-- Source code of charts --
* Start *
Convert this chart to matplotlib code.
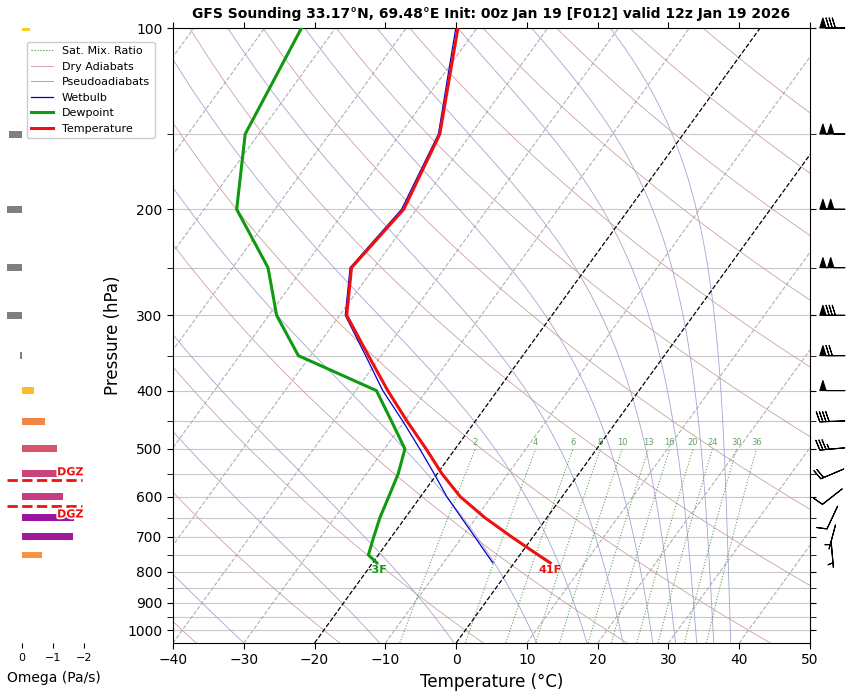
import numpy as np
import matplotlib
matplotlib.use('Agg')
import matplotlib.pyplot as plt
import matplotlib.transforms as mtransforms
import matplotlib.patheffects as pe
from matplotlib.lines import Line2D

# perfil del sondeo (hPa, °C)
presion = [773, 750, 700, 650, 600, 550, 500, 450, 400, 350, 300, 250, 200, 150, 100]
temperatura = [5.1, 2.6, -3.0, -8.8, -14.4, -19.3, -24.1, -29.6, -35.5, -41.8, -49.0, -53.2, -51.8, -54.4, -62.7]
punto_rocio = [-19.4, -21.4, -22.5, -23.6, -24.5, -25.5, -27.1, -31.8, -37.1, -51.7, -58.9, -65.0, -75.4, -81.9, -84.8]
bulbo_humedo = [-3.0, -4.6, -8.2, -12.1, -16.3, -20.4, -25.0, -30.2, -36.2, -42.2, -49.2, -53.4, -52.1, -54.6, -63.0]

# omega (Pa/s)
niveles_omega = [750, 700, 650, 600, 550, 500, 450, 400, 350, 300, 250, 200, 150, 100]
omega = [-0.65, -1.65, -1.68, -1.33, -1.27, -1.13, -0.74, -0.38, 0.05, 0.48, 0.48, 0.48, 0.42, -0.26]

# viento (kt, grados)
niveles_viento = [750, 700, 650, 600, 550, 500, 450, 400, 350, 300, 250, 200, 150, 100]
velocidad = [5, 7, 10, 12, 22, 37, 40, 50, 70, 80, 100, 100, 100, 80]
direccion = [175, 195, 205, 232, 247, 265, 268, 270, 270, 270, 270, 270, 270, 270]

# lineas de fondo
razon_mezcla = [2, 4, 6, 8, 10, 13, 16, 20, 24, 30, 36]
theta_seca = np.arange(-40, 201, 20)
t_pseudo = [-30.0, -10.8, -0.3, 11.4, 18.5, 23.6, 27.8, 31.0, 34.0, 36.4, 38.8]

titulo = "GFS Sounding 33.17°N, 69.48°E Init: 00z Jan 19 [F012] valid 12z Jan 19 2026"

P_BOT = 1050.0
P_TOP = 100.0
SKEW = 61.65


def sesgar(t, p):
    return np.asarray(t) + SKEW * np.log10(P_BOT / np.asarray(p))


def tension_sat(tc):
    return 6.112 * np.exp(17.67 * tc / (tc + 243.5))


def pseudoadiabata(t0, p):
    Rd, Cp, Lv, eps = 287.04, 1005.7, 2.501e6, 0.622
    T = t0 + 273.15
    salida = [T]
    for i in range(1, len(p)):
        p0 = p[i - 1]
        dp = p[i] - p0

        def f(T, pp):
            es = tension_sat(T - 273.15)
            rs = eps * es / (pp - es)
            return (Rd * T + Lv * rs) / (pp * (Cp + Lv * Lv * rs * eps / (Rd * T * T)))
        k1 = f(T, p0)
        k2 = f(T + 0.5 * dp * k1, p0 + 0.5 * dp)
        k3 = f(T + 0.5 * dp * k2, p0 + 0.5 * dp)
        k4 = f(T + dp * k3, p0 + dp)
        T = T + dp * (k1 + 2 * k2 + 2 * k3 + k4) / 6
        salida.append(T)
    return np.array(salida) - 273.15


fig = plt.figure(figsize=(8.49, 6.92), dpi=100)
ax = fig.add_axes([173 / 849, 49 / 692, 637 / 849, 615 / 692])
axo = fig.add_axes([5 / 849, 49 / 692, 90 / 849, 615 / 692])

pp = np.logspace(np.log10(P_BOT), np.log10(P_TOP), 200)

# isobaras
for p in range(100, 1001, 50):
    ax.axhline(p, color='#c8c8c8', lw=0.8, zorder=1)

# isotermas
for t in range(-160, 51, 10):
    if t in (0, -20):
        ax.plot(sesgar(t, pp), pp, color='black', ls='--', lw=0.9, zorder=2)
    else:
        ax.plot(sesgar(t, pp), pp, color='#b0b0b0', ls='--', lw=0.8, zorder=1)

# adiabatas secas
for th in theta_seca:
    tt = (th + 273.15) * (pp / 1000.0) ** 0.2857 - 273.15
    ax.plot(sesgar(tt, pp), pp, color='#cc9898', lw=0.55, zorder=1)

# pseudoadiabatas
for t0 in t_pseudo:
    tt = pseudoadiabata(t0, pp)
    ax.plot(sesgar(tt, pp), pp, color='#a4a4d4', lw=0.6, zorder=1)

# razon de mezcla
pm = np.logspace(np.log10(P_BOT), np.log10(500), 60)
for w in razon_mezcla:
    e = (w / 1000.0) * pm / (0.622 + w / 1000.0)
    ln = np.log(e / 6.112)
    td = 243.5 * ln / (17.67 - ln)
    ax.plot(sesgar(td, pm), pm, color='#3c903c', ls=':', lw=0.8, alpha=0.8, zorder=1)
    ax.text(sesgar(td[-1], 500), 500 * 0.993, str(w), fontsize=6, color='#66a266',
            ha='center', va='bottom', zorder=3)

# perfiles
ax.plot(sesgar(bulbo_humedo, presion), presion, color='#0000cc', lw=0.9, zorder=4)
ax.plot(sesgar(punto_rocio, presion), presion, color='#119911', lw=2.2, zorder=5)
ax.plot(sesgar(temperatura, presion), presion, color='#ee1111', lw=2.2, zorder=6)

tf = temperatura[0] * 9 / 5 + 32
tdf = punto_rocio[0] * 9 / 5 + 32
ax.text(sesgar(temperatura[0], presion[0]), presion[0] * 1.01, f"{tf:.0f}F", color='#ee1111',
        fontsize=8, fontweight='bold', ha='center', va='top', zorder=9)
ax.text(sesgar(punto_rocio[0], presion[0]), presion[0] * 1.01, f"{tdf:.0f}F", color='#119911',
        fontsize=8, fontweight='bold', ha='center', va='top', zorder=9)

ax.set_yscale('log')
ax.set_ylim(P_BOT, P_TOP)
ax.set_xlim(-40, 50)
ax.set_yticks(range(100, 1001, 100))
ax.set_yticklabels([str(v) for v in range(100, 1001, 100)])
ax.set_yticks([v for v in range(150, 1001, 100)], minor=True)
ax.yaxis.set_minor_formatter(matplotlib.ticker.NullFormatter())
ax.set_xticks(range(-40, 51, 10))
ax.tick_params(axis='both', which='both', labelsize=10, length=4, direction='out',
               top=True, right=True)
ax.set_xlabel("Temperature (°C)", fontsize=12)
ax.set_ylabel("Pressure (hPa)", fontsize=12)
ax.set_title(titulo, fontsize=10, fontweight='bold', pad=7)

# barbas de viento
vel = np.array(velocidad, dtype=float)
dr = np.radians(direccion)
u = -vel * np.sin(dr)
v = -vel * np.cos(dr)
trans = mtransforms.blended_transform_factory(ax.transAxes, ax.transData)
ax.barbs(np.full(len(vel), 1.035), niveles_viento, u, v, transform=trans, clip_on=False,
         pivot='middle', length=6.0, lw=0.8, zorder=8)

# panel omega
cmap = plt.get_cmap('plasma')
med = 3.5 / 603
for p, w in zip(niveles_omega, omega):
    color = '#808080' if w >= 0 else cmap(1 - abs(w) / 2.5)
    abajo = p * 10 ** (-med)
    arriba = p * 10 ** (med)
    axo.barh(abajo, w, height=arriba - abajo, align='edge', color=color)

# zona de crecimiento dendritico
tt = np.array(temperatura[:8])
lp = np.log10(np.array(presion[:8], dtype=float))
p_dgz_sup = 10 ** np.interp(-18, tt[::-1], lp[::-1])
p_dgz_inf = 10 ** np.interp(-12, tt[::-1], lp[::-1])
for pd, va, fac in [(p_dgz_sup, 'bottom', 0.99), (p_dgz_inf, 'top', 1.015)]:
    axo.hlines(pd, 0.5, -1.94, colors='#ee1111', linestyles='--', lw=2)
    axo.text(-1.56, pd * fac, "DGZ", color='#ee1111', fontsize=8, fontweight='bold',
             ha='center', va=va, path_effects=[pe.withStroke(linewidth=2.5, foreground='white')])

axo.set_yscale('log')
axo.set_ylim(P_BOT, P_TOP)
axo.set_xlim(17 / 31, -73 / 31)
axo.set_yticks([])
axo.set_yticks([], minor=True)
axo.set_xticks([0, -1, -2])
axo.set_xticklabels(['0', '\u22121', '\u22122'])
axo.tick_params(axis='x', labelsize=8, length=3.5)
for s in axo.spines.values():
    s.set_visible(False)
axo.set_xlabel("Omega (Pa/s)", fontsize=10)
axo.xaxis.set_label_coords(0.54, -0.045)

# leyenda
manejadores = [
    Line2D([], [], color='#3c903c', ls=':', lw=0.8),
    Line2D([], [], color='#cc9898', lw=0.6),
    Line2D([], [], color='#a4a4d4', lw=0.7),
    Line2D([], [], color='#0000cc', lw=0.9),
    Line2D([], [], color='#119911', lw=2.2),
    Line2D([], [], color='#ee1111', lw=2.2),
]
etiquetas = ["Sat. Mix. Ratio", "Dry Adiabats", "Pseudoadiabats", "Wetbulb", "Dewpoint", "Temperature"]
fig.legend(manejadores, etiquetas, loc='upper left', bbox_to_anchor=(21 / 849, 1 - 36 / 692),
           fontsize=8, framealpha=1)

fig.savefig("out.png", dpi=100)
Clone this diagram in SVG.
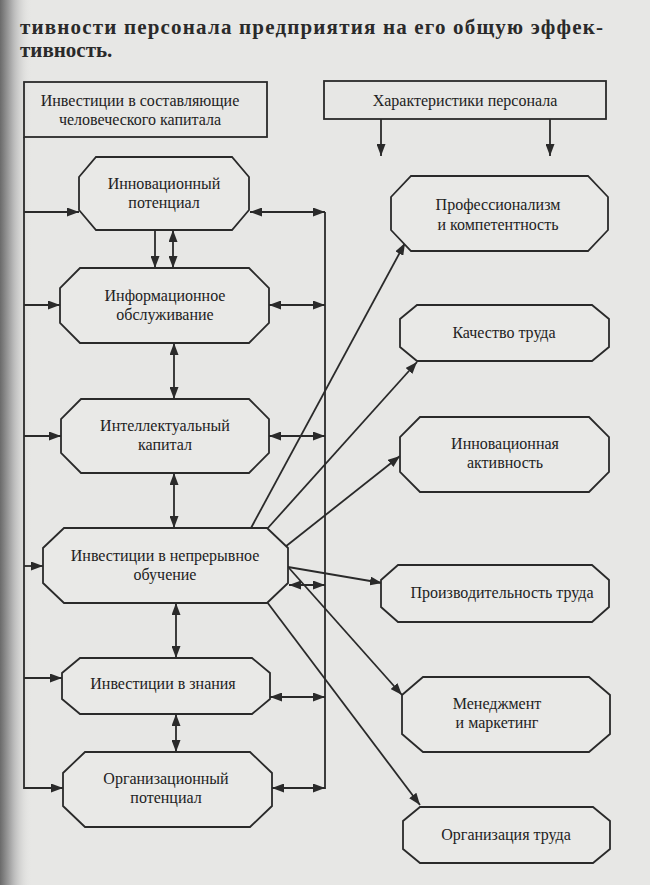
* End *
-- Prompt --
Output exactly the span of lines from the top of the listing through the line holding "return 6.112 *", and leave every picture out.

-- Solved exercise --
Convert this chart to matplotlib code.
import numpy as np
import matplotlib
matplotlib.use('Agg')
import matplotlib.pyplot as plt
import matplotlib.transforms as mtransforms
import matplotlib.patheffects as pe
from matplotlib.lines import Line2D

# perfil del sondeo (hPa, °C)
presion = [773, 750, 700, 650, 600, 550, 500, 450, 400, 350, 300, 250, 200, 150, 100]
temperatura = [5.1, 2.6, -3.0, -8.8, -14.4, -19.3, -24.1, -29.6, -35.5, -41.8, -49.0, -53.2, -51.8, -54.4, -62.7]
punto_rocio = [-19.4, -21.4, -22.5, -23.6, -24.5, -25.5, -27.1, -31.8, -37.1, -51.7, -58.9, -65.0, -75.4, -81.9, -84.8]
bulbo_humedo = [-3.0, -4.6, -8.2, -12.1, -16.3, -20.4, -25.0, -30.2, -36.2, -42.2, -49.2, -53.4, -52.1, -54.6, -63.0]

# omega (Pa/s)
niveles_omega = [750, 700, 650, 600, 550, 500, 450, 400, 350, 300, 250, 200, 150, 100]
omega = [-0.65, -1.65, -1.68, -1.33, -1.27, -1.13, -0.74, -0.38, 0.05, 0.48, 0.48, 0.48, 0.42, -0.26]

# viento (kt, grados)
niveles_viento = [750, 700, 650, 600, 550, 500, 450, 400, 350, 300, 250, 200, 150, 100]
velocidad = [5, 7, 10, 12, 22, 37, 40, 50, 70, 80, 100, 100, 100, 80]
direccion = [175, 195, 205, 232, 247, 265, 268, 270, 270, 270, 270, 270, 270, 270]

# lineas de fondo
razon_mezcla = [2, 4, 6, 8, 10, 13, 16, 20, 24, 30, 36]
theta_seca = np.arange(-40, 201, 20)
t_pseudo = [-30.0, -10.8, -0.3, 11.4, 18.5, 23.6, 27.8, 31.0, 34.0, 36.4, 38.8]

titulo = "GFS Sounding 33.17°N, 69.48°E Init: 00z Jan 19 [F012] valid 12z Jan 19 2026"

P_BOT = 1050.0
P_TOP = 100.0
SKEW = 61.65


def sesgar(t, p):
    return np.asarray(t) + SKEW * np.log10(P_BOT / np.asarray(p))


def tension_sat(tc):
    return 6.112 * np.exp(17.67 * tc / (tc + 243.5))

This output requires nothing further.